Dos céntricas calles, Carral y Marqués de Valladares, sirven de ejemplo para situaciones que se repiten casi con carácter general. Magníficas y amplísimas aceras que nunca soportan el 25% de su capacidad peatonal y calzadas de un solo carril que se atascan con facilidad y pueden crear serios problemas. Nos pone los pelos como escarpias pensar en el embotellamiento de una ambulancia o el coche de bomberos en casos de urgencias. De hecho, hace pocos días, una ambulancia estuvo detenida en la calle Carral un tiempo muy superior al que se le debe asignar a este tipo de vehículo. Aunque afortunadamente la urgencia era moderada, los presentes vimos encenderse el piloto de la alarma y más de uno comentó que donde sea posible debiera ser obligatorio un doble carril.

Por otra parte ha habido un lamentable error de cálculo respecto a la resistencia del piso de las calzadas, sobre todo para las que tienen que soportar tráfico pesado como el de los autobuses urbanos y que ya en muchos casos -Carral y Velázquez Moreno son claros ejemplos-- presentan un deplorable y peligroso aspecto que las convierte en deshumanizadas. Valdría la pena recordar que el asfalto mide el tiempo con dos parámetros beneficiosos. Mucho para la duración y poco para la reparación.

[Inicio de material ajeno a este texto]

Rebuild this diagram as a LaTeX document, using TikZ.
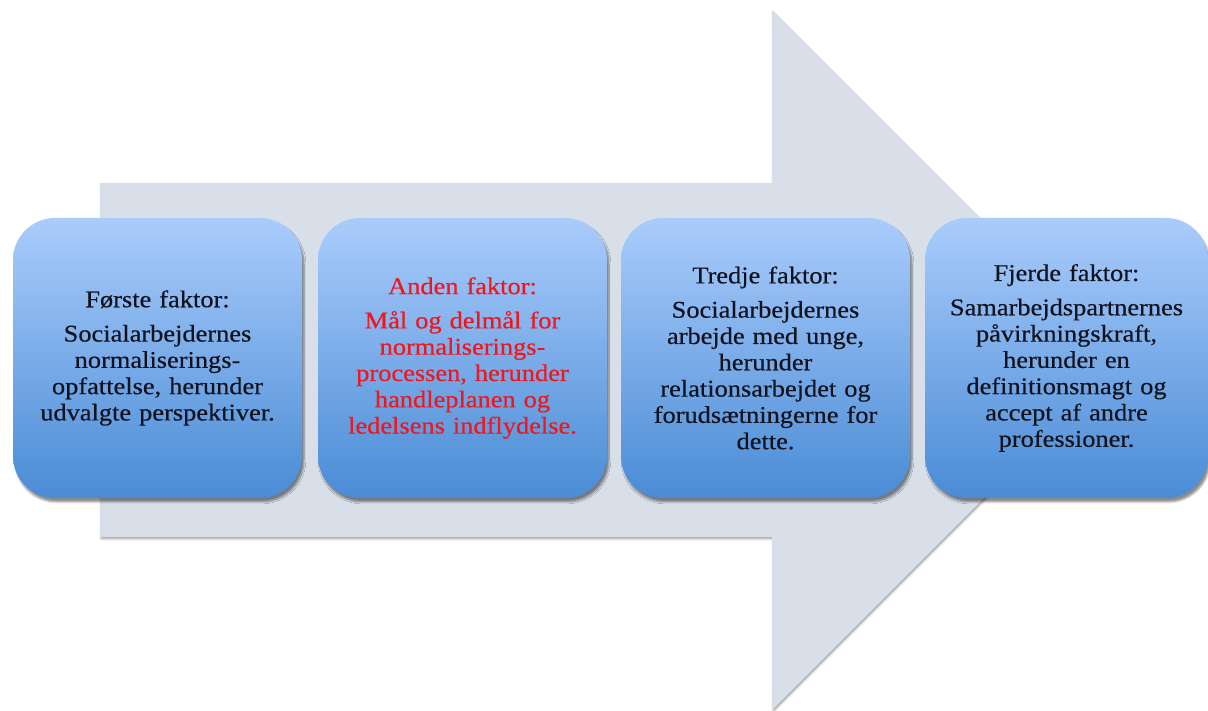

Los últimos temporales han puesto clamorosamente de manifiesto la curiosa y absurda pérdida de los tradicionales sumideros, transformando nuestras calles -aceras incluidas- en verdaderos riachuelos. Y no vale escudarse en la virulencia tormentosa como hizo Felipe II con su derrotada Armada Invencible, porque aquí, en tierra firma, pudiendo combatir a los elementos, hemos colaborado con ellos cerrando las bocas de drenaje y propiciando las desagradables y peligrosas riadas en las que nos vemos obligados a chapotear. Eso sí, se rinde culto a la limpieza y al salir de nuestras casas se nos obsequia con un profuso lavado de pies. ¿Se habrá planificado una higiénica humanización? En cualquier caso, si algo va mal, rectificar es de sabios.